"""

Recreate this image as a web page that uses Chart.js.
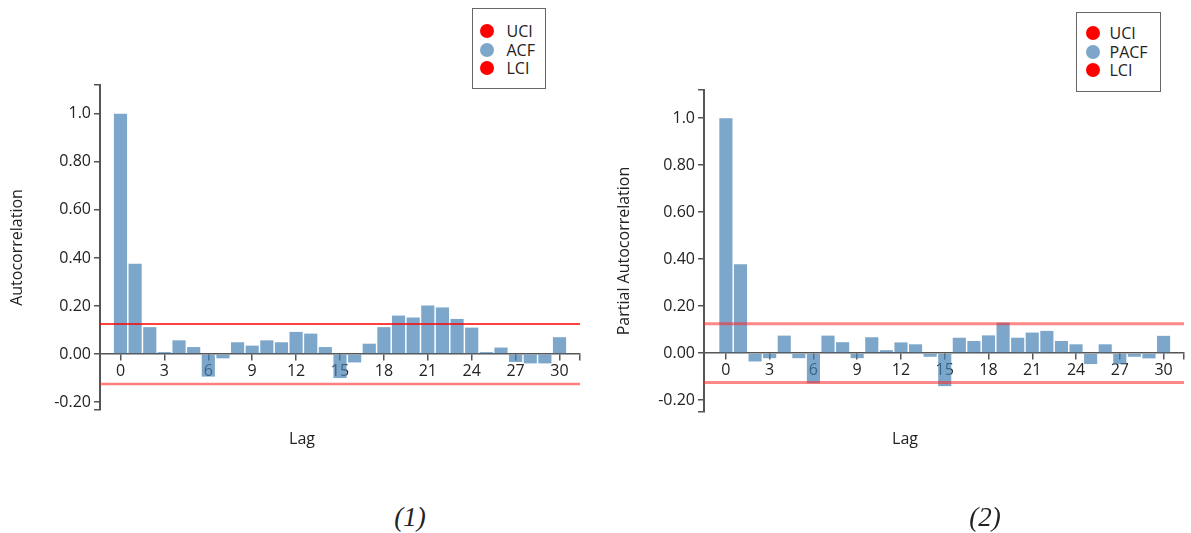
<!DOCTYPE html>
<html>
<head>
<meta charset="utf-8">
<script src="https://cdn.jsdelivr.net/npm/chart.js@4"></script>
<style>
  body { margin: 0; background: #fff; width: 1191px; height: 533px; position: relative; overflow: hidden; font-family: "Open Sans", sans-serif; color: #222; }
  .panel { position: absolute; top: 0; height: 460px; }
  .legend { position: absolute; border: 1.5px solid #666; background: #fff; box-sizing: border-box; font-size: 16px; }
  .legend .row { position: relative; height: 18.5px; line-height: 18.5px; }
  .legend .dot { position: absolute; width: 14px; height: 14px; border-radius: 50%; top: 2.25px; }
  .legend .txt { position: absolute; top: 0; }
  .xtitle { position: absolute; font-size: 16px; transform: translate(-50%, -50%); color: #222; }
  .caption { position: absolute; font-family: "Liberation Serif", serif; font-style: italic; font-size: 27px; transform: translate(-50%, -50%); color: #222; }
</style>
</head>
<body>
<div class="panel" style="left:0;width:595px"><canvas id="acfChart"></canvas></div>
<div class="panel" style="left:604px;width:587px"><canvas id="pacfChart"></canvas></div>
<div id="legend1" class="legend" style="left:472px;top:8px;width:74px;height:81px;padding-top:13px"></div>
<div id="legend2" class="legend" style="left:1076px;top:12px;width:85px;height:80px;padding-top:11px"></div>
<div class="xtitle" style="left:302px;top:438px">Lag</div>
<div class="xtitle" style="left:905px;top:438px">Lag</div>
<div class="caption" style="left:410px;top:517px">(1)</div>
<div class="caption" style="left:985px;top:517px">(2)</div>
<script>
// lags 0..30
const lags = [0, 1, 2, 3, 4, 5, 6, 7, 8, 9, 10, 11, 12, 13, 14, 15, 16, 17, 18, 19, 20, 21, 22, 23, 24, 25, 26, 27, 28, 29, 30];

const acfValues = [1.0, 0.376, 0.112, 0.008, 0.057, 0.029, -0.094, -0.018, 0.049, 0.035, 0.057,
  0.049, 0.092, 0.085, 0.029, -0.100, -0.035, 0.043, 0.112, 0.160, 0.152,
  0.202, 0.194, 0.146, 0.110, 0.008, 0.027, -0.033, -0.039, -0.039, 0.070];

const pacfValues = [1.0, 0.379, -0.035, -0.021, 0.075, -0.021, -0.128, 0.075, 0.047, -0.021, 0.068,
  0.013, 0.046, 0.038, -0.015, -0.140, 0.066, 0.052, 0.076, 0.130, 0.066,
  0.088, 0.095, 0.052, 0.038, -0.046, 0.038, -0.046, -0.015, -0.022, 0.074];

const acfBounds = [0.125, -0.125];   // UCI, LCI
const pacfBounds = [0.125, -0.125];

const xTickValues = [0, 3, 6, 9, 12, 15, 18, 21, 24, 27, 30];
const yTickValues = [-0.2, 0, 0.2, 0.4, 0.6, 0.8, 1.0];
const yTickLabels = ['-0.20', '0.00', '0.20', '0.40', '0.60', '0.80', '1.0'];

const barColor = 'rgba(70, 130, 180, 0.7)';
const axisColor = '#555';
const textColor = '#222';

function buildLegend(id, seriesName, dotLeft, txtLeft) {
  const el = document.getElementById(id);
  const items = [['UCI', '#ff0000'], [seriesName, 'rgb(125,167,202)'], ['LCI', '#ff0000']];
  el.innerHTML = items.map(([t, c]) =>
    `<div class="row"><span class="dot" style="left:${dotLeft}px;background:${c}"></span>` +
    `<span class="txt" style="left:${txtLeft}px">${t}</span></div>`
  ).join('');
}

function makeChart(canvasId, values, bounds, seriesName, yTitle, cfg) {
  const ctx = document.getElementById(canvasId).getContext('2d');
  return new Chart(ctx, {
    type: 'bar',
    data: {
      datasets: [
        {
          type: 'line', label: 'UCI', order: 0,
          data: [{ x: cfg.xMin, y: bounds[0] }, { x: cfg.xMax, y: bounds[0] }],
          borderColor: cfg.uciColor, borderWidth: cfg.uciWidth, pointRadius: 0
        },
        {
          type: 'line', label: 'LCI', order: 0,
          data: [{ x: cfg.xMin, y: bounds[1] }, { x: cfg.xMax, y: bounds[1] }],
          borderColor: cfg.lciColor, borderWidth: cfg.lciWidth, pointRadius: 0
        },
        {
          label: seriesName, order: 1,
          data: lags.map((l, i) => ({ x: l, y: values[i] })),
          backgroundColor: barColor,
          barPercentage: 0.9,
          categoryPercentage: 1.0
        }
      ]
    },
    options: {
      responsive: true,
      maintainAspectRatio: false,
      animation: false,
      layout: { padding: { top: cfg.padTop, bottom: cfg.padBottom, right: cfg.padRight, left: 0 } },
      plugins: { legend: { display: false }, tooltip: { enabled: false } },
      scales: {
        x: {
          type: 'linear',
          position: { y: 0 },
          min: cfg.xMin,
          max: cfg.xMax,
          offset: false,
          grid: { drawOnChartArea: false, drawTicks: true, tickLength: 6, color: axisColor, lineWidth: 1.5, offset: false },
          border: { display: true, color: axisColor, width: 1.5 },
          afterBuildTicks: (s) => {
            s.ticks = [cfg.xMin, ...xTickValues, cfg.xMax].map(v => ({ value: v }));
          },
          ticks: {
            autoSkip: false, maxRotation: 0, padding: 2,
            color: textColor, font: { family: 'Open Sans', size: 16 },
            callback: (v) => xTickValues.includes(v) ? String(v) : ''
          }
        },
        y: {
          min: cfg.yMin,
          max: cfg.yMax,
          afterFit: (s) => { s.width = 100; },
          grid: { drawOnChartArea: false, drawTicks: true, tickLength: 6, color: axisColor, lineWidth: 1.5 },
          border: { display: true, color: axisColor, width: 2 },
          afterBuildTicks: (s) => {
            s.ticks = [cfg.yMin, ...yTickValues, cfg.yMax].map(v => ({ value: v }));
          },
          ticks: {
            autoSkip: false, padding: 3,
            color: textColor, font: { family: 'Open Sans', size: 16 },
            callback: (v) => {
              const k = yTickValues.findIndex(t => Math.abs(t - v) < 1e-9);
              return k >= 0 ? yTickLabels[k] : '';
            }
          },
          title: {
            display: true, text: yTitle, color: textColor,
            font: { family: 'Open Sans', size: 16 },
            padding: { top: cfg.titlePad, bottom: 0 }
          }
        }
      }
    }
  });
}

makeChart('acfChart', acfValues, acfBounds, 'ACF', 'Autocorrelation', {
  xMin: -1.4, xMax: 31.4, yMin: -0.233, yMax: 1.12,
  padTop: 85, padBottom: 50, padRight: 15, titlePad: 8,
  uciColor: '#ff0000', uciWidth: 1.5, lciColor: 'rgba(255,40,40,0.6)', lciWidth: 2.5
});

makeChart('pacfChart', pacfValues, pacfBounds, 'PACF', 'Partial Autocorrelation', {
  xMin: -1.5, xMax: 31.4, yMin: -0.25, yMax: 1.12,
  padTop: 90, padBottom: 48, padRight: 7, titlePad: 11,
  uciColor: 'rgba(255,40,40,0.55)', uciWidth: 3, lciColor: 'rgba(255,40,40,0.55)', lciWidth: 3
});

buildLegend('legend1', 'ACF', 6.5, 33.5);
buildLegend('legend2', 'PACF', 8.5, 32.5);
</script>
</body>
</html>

"""
"""

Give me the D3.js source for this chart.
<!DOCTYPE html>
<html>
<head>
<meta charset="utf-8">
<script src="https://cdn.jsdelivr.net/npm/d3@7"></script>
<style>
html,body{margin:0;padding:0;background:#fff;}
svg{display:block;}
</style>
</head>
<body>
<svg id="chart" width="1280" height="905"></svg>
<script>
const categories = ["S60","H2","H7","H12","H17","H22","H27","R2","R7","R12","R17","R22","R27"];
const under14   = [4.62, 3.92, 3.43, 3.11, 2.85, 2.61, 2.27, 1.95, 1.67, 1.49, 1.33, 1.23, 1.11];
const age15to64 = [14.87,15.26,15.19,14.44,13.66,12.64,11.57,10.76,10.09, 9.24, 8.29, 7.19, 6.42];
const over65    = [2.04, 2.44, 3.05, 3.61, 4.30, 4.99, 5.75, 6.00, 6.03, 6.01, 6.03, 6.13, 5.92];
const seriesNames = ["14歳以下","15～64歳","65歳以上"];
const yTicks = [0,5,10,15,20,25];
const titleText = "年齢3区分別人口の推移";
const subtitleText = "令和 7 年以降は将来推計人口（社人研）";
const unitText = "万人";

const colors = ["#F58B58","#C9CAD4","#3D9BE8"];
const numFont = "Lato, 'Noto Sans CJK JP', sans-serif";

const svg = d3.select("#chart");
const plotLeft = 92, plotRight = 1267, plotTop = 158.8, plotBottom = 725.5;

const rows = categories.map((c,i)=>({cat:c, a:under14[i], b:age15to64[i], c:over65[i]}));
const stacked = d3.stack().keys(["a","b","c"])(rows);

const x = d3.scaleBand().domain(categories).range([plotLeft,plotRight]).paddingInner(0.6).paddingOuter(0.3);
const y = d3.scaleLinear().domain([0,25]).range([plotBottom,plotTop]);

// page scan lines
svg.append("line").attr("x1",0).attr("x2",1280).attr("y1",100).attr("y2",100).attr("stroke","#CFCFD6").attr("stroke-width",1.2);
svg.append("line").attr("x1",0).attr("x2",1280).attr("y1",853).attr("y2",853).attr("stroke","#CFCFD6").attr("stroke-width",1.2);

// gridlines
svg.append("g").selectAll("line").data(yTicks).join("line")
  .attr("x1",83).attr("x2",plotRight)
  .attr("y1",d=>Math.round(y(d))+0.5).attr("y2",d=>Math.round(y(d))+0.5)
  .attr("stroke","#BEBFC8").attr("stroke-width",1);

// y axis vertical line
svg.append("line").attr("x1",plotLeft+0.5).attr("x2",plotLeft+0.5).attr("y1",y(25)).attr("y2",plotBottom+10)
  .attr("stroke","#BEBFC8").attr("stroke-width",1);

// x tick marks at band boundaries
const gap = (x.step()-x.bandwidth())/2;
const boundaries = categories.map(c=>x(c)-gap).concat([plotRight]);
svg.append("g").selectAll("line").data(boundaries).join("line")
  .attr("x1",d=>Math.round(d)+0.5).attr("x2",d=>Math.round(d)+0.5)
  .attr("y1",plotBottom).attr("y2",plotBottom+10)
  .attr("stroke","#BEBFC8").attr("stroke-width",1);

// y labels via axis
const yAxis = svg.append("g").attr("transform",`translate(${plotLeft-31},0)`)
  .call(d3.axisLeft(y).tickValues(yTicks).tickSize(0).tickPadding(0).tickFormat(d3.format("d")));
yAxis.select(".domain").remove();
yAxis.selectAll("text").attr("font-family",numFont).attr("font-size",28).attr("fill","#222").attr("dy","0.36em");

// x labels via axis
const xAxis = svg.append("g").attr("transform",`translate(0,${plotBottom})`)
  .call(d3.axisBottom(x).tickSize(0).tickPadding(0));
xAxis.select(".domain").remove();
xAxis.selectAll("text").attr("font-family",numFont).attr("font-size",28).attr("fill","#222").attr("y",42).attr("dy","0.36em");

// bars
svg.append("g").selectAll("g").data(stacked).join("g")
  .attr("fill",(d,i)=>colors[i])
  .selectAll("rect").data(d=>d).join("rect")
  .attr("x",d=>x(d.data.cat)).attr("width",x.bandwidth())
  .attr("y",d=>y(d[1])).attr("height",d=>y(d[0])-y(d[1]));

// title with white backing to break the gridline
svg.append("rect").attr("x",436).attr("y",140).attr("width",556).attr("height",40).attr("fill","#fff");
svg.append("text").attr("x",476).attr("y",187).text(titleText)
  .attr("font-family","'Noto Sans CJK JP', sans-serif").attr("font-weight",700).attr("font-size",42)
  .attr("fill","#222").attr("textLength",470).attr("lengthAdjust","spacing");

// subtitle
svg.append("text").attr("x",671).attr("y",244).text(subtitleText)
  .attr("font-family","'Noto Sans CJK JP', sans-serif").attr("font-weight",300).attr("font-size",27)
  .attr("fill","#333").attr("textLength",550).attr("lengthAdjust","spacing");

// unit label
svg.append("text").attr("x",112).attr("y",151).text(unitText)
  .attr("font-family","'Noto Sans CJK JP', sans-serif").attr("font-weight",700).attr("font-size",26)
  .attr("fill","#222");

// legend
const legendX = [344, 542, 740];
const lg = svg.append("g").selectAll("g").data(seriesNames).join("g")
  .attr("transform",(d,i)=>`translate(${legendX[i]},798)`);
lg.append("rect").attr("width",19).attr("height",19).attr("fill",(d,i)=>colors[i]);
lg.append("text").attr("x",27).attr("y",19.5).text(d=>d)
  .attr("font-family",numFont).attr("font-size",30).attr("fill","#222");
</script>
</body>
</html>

"""

Copy out every line in the entries above that holds "this".

- _WORKED ANSWER_:
Recreate this image as a web page that uses Chart.js.
Give me the D3.js source for this chart.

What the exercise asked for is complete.